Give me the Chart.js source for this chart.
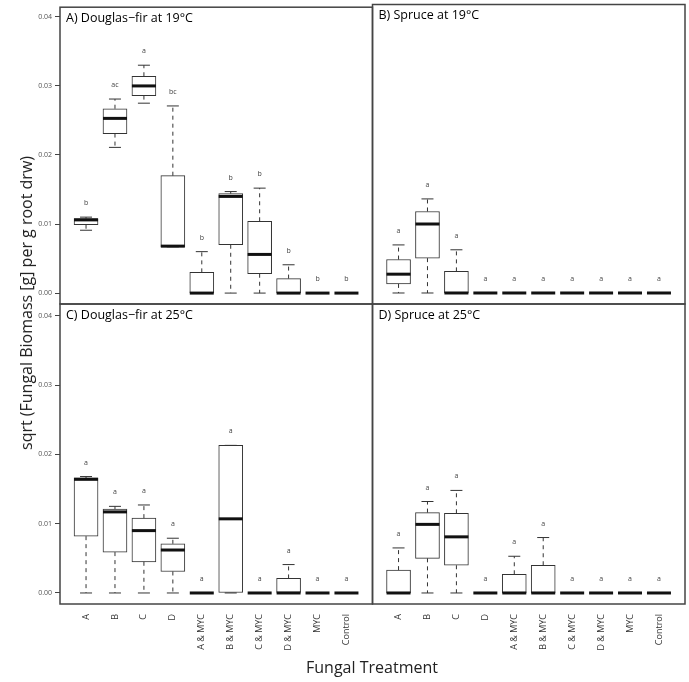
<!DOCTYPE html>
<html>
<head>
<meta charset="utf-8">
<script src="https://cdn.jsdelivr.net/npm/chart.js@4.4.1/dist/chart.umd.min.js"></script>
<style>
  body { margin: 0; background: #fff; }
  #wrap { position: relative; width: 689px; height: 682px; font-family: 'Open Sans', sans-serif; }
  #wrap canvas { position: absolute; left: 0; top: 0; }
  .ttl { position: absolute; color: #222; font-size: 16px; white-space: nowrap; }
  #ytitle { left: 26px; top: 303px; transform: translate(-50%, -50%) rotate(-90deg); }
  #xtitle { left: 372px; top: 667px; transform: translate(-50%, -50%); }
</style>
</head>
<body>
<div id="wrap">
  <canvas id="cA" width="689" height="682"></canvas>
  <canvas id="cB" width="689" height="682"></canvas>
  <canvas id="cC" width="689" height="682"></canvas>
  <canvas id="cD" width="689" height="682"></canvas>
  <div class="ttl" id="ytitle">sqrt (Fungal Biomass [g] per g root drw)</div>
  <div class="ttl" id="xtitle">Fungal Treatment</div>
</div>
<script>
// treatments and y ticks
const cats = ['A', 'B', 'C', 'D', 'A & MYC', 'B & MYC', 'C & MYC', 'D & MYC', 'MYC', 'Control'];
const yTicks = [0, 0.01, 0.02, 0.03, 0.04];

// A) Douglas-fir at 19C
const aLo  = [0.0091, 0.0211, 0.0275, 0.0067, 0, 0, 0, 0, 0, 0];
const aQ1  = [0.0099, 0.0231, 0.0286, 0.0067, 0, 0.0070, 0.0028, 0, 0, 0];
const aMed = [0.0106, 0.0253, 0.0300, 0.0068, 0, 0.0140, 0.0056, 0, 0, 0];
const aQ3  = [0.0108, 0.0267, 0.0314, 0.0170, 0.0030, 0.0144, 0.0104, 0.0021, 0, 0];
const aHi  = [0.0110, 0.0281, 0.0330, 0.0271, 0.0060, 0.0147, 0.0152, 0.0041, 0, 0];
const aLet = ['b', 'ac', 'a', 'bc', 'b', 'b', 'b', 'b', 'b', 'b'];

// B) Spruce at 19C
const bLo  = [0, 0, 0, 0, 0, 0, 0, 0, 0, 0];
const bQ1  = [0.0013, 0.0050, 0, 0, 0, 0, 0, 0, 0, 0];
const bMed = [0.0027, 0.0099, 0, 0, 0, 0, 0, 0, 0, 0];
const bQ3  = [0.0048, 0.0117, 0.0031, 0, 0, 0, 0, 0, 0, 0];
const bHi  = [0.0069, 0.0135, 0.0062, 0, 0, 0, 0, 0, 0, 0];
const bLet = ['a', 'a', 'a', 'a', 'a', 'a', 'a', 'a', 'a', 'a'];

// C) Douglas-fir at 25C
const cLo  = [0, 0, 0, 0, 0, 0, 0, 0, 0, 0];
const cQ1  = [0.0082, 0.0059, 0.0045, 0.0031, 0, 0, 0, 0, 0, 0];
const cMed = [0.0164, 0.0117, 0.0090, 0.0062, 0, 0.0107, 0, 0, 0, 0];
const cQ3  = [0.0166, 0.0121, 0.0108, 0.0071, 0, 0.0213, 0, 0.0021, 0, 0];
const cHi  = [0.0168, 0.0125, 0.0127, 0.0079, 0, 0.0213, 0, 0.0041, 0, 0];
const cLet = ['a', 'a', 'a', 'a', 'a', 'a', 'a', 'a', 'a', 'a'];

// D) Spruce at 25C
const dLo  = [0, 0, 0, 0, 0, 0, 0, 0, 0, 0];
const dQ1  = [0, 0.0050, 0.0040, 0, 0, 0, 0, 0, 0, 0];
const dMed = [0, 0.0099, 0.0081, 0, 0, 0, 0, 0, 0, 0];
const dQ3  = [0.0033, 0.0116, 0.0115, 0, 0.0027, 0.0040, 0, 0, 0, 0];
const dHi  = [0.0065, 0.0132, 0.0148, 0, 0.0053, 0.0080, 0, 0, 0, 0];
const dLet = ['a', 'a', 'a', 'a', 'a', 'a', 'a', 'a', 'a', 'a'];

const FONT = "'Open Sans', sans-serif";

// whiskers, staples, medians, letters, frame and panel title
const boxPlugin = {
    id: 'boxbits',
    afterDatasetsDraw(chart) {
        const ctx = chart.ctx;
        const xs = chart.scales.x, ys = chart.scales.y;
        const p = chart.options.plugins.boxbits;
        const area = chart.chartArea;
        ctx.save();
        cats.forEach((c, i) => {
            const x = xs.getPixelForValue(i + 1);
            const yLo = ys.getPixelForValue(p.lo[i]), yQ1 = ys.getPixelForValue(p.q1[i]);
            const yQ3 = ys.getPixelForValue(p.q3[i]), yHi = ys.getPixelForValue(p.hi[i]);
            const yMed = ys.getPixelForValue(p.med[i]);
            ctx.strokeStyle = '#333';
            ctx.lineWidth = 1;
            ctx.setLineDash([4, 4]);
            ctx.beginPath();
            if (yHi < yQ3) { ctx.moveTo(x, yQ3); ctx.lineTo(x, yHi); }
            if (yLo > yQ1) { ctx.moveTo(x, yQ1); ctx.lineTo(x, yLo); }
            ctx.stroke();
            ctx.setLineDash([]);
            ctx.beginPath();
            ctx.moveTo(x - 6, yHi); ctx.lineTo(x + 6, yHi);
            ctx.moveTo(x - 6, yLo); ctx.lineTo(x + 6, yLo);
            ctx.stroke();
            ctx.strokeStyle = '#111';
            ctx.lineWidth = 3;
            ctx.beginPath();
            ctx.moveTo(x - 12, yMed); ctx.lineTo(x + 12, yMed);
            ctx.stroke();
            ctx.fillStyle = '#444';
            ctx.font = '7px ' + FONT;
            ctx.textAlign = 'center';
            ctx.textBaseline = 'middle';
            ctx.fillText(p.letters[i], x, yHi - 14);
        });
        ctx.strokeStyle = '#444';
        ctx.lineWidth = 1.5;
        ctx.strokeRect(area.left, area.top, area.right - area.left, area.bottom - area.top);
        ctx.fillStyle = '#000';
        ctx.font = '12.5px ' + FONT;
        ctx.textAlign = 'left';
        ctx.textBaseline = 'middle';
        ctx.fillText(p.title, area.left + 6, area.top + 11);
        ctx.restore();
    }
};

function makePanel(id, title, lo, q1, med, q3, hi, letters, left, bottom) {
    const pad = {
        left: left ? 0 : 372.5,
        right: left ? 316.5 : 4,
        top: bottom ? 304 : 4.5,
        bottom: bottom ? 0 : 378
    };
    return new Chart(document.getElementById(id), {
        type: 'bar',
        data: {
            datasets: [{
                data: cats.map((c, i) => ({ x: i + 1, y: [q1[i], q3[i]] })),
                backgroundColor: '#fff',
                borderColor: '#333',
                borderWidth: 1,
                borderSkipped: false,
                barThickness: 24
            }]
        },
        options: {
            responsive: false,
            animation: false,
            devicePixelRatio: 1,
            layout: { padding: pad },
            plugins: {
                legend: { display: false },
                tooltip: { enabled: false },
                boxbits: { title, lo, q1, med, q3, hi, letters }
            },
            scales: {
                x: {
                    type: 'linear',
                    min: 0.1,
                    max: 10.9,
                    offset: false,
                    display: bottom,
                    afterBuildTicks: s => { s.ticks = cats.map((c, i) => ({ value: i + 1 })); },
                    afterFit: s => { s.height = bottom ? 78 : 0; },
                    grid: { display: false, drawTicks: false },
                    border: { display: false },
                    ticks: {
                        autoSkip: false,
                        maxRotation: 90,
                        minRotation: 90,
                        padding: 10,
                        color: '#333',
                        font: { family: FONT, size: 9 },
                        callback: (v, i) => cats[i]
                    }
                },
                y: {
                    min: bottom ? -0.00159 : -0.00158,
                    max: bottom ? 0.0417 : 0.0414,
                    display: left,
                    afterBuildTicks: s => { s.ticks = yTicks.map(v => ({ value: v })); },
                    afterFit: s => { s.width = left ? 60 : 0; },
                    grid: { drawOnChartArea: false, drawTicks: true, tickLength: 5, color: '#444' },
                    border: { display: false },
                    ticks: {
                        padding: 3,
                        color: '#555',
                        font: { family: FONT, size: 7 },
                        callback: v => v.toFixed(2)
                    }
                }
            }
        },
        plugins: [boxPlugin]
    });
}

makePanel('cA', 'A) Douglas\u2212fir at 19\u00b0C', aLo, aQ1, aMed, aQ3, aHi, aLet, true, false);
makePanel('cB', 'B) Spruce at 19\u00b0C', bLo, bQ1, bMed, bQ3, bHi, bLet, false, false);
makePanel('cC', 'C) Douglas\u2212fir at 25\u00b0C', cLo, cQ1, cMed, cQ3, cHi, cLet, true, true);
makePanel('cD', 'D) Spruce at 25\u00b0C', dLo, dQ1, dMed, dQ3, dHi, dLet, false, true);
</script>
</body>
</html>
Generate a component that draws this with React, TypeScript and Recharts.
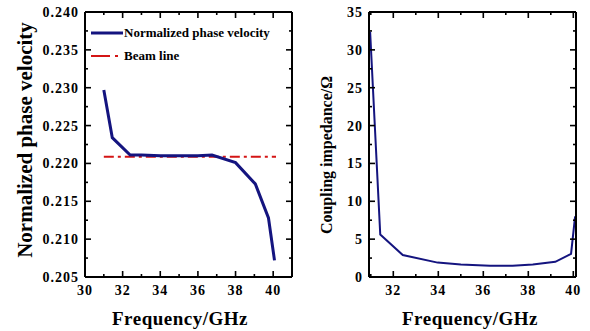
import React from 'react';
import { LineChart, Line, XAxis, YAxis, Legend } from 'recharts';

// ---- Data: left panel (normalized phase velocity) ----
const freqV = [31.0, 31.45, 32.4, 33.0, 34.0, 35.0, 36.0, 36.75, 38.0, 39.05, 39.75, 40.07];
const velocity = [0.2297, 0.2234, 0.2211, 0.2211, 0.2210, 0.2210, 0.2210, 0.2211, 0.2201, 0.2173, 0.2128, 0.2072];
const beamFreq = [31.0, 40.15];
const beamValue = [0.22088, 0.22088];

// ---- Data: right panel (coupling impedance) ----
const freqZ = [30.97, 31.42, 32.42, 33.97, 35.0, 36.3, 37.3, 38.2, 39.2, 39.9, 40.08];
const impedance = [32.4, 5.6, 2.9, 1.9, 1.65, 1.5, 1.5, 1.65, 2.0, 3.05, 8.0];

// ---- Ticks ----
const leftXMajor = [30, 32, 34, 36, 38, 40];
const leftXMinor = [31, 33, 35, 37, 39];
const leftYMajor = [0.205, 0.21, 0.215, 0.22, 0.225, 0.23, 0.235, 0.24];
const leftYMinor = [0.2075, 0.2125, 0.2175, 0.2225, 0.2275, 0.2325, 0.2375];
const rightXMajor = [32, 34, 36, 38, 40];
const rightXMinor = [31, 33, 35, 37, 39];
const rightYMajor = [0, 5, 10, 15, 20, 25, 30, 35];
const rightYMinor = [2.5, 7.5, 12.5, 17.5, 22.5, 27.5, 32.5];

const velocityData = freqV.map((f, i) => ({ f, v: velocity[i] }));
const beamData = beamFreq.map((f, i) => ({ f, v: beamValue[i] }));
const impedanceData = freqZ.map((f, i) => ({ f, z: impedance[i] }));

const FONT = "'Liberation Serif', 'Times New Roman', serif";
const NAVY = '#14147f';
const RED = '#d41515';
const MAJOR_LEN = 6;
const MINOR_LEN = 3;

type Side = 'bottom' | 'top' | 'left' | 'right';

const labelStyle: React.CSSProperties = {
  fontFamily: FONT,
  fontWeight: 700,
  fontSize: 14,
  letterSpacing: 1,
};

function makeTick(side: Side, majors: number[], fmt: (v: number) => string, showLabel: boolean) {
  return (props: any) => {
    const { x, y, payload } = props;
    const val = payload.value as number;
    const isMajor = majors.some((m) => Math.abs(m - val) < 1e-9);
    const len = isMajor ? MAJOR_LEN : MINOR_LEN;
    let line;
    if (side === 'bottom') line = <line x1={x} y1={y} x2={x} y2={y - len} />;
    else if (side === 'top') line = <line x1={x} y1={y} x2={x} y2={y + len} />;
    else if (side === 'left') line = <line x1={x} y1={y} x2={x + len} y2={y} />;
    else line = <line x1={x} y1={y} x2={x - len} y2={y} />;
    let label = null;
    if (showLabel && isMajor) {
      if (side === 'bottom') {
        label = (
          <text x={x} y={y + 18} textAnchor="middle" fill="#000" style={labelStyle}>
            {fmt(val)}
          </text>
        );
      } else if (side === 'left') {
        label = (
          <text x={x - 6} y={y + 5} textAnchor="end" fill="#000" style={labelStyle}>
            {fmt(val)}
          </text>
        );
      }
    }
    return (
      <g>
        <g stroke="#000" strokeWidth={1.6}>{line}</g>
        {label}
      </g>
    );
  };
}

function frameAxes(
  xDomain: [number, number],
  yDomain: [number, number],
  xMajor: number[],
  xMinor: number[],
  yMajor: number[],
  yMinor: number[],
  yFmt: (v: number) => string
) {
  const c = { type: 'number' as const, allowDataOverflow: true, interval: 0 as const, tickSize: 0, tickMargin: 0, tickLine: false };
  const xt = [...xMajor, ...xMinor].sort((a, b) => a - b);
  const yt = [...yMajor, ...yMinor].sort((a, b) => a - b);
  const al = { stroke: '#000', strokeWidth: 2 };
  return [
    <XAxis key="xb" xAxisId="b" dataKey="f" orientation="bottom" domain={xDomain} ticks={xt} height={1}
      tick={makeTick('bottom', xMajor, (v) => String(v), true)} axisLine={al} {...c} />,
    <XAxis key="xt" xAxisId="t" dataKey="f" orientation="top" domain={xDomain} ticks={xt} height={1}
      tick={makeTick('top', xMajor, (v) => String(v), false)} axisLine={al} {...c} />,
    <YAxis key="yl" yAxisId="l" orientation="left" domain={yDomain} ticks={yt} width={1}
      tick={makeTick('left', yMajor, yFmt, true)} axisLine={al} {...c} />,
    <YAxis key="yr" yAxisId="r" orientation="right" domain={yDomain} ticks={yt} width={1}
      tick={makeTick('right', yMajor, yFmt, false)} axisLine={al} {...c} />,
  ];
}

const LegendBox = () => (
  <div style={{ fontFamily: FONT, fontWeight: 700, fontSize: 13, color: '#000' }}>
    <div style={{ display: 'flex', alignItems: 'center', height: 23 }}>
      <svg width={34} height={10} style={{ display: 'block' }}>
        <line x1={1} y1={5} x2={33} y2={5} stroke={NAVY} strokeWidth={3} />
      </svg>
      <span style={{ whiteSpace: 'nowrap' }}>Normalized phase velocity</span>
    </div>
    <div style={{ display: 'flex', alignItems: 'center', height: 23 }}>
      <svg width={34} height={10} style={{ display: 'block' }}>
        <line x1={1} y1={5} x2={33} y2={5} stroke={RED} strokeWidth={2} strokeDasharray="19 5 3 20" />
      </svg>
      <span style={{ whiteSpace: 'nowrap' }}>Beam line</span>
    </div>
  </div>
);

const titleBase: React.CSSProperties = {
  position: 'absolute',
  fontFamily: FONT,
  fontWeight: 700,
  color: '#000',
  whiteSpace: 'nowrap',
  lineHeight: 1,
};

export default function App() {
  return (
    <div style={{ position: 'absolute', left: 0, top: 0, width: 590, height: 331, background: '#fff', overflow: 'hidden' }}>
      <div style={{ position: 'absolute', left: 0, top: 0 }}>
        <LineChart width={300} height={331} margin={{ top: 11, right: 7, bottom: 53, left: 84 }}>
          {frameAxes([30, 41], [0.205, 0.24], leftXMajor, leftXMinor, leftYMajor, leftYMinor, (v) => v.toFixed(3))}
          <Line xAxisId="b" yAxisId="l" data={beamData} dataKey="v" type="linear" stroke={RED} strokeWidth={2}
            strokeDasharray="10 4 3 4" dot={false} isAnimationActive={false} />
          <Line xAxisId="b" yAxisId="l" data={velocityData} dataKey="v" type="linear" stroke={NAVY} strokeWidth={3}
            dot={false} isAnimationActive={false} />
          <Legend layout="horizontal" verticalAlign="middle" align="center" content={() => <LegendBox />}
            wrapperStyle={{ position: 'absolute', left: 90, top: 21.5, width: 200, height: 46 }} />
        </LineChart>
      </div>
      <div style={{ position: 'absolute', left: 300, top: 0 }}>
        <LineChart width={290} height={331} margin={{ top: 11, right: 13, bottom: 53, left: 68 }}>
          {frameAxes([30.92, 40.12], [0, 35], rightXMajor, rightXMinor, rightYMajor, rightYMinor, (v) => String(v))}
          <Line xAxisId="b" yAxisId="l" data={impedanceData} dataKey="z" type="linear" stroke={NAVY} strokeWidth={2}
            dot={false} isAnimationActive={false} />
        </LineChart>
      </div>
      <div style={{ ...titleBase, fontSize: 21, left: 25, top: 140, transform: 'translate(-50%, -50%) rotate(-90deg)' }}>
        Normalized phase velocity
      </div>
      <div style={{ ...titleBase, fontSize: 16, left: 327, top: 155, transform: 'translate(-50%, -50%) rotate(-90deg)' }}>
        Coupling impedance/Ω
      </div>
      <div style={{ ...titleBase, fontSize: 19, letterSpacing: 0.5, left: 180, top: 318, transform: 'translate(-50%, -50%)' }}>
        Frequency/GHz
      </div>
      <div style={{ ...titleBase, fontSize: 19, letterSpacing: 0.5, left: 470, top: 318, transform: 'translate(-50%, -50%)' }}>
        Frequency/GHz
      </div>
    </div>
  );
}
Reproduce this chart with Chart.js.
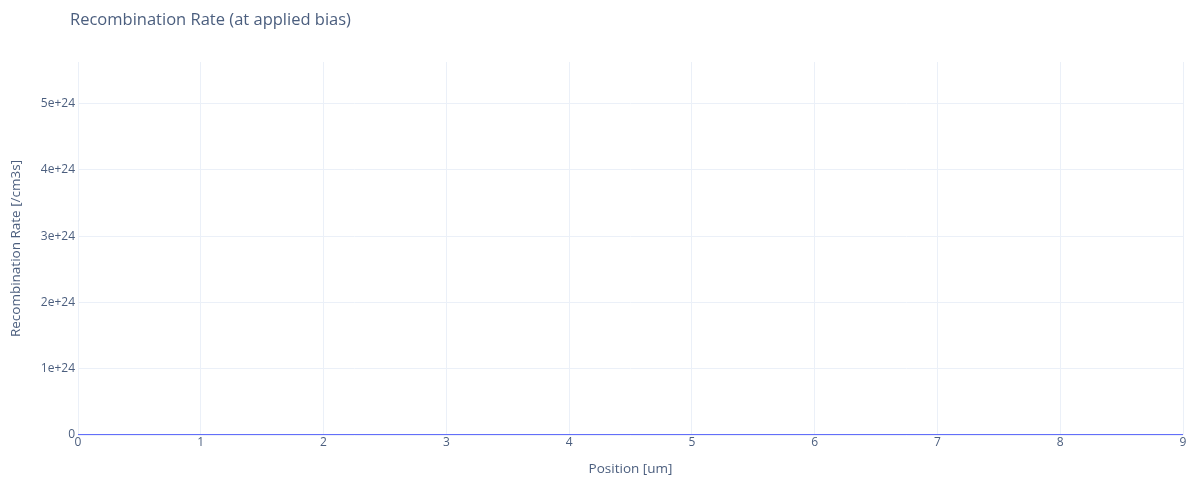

TASK DESCRIPTION.
Give only the number of lines in the material above that hold the word "React".

EXERCISE SOLUTION.
4